I cringe when I read or hear people praising God for answered prayers or when life is going well.
Does that shock you?
It’s so easy to say “God is good” when wonderful events are happening, when prayers seem to be answered just as we’ve wanted. But what about when that child we’ve been praying for dies? What about that friend in the middle of cancer treatment who asks for prayer to be well enough to attend his annual family camping trip actually goes camping for one day only to end up back in the hospital discovering the cancer has spread and within 2 weeks he’s gone? Why don’t we say “Praise God” then? Why don’t we hear the rousing, “God is good!”?
I cringe, because it feels as if we are bragging about answered prayers, we are saying, “See how much God loves US”. “He listens to US. He answers our prayers”, as if we have some special connection with God no one else has. But what about that faith-filled family who believed with all their hearts God was going to heal their daughter of cancer only to have her die suddenly in the PICU from pneumonia? Where is the “Hallelujah!” then?
Is God still good even when our prayers aren’t’ answered? Is He still powerful? Is He still loving and kind and all the other “feel good” words we use to describe Him? The answer to all these questions is YES!
When I found myself in a hospital room with my four year old son in the wee hours of a Friday morning, holding him in my arms while he slept fitfully after x-rays and a CAT scan revealed a tumor in his neck, I found myself praying. I was scared and I knew this was something BIG, but all I could think to pray was, “Thank you, Jesus. Thank you, Jesus.” Why?

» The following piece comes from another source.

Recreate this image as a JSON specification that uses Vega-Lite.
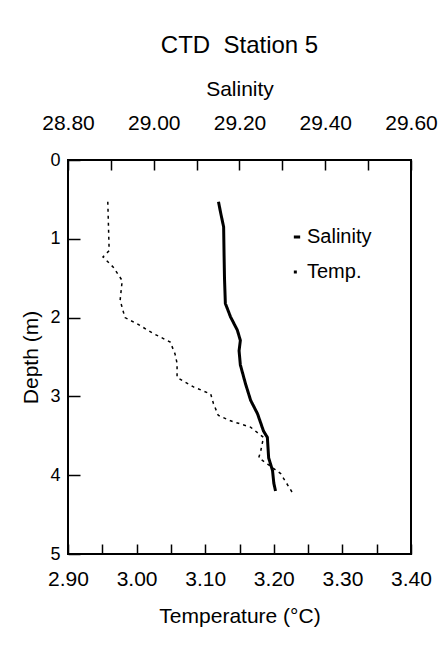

It wasn’t because I was happy or grateful my little boy had cancer, it was because I knew God was sovereign. I knew He was all powerful and in control and there with us spiritually. I knew His presence was all around me. Foundationally, I had been taught 1 Thessalonians 5: 17, 18 “pray continually; give thanks in all circumstances, this is God’s will for you in Christ Jesus.” God’s desire for me was to pray and give thanks no matter what and so I did. Somehow my response was instinctual.
My journey through childhood cancer hasn’t always been filled with gratefulness. I’ve felt every emotion along the rollercoaster ride of treatment, medical procedures and side effects and haven’t always responded in a righteous manner. But still God wants me to give Him glory to lift up His name. I find this easy to do when it’s a “happily ever after ending”, but I plan to continue praising Him and thanking Him even when there is tragedy and heartache and pain.
Let’s be quick to praise Him when life seems good and when it’s not so good.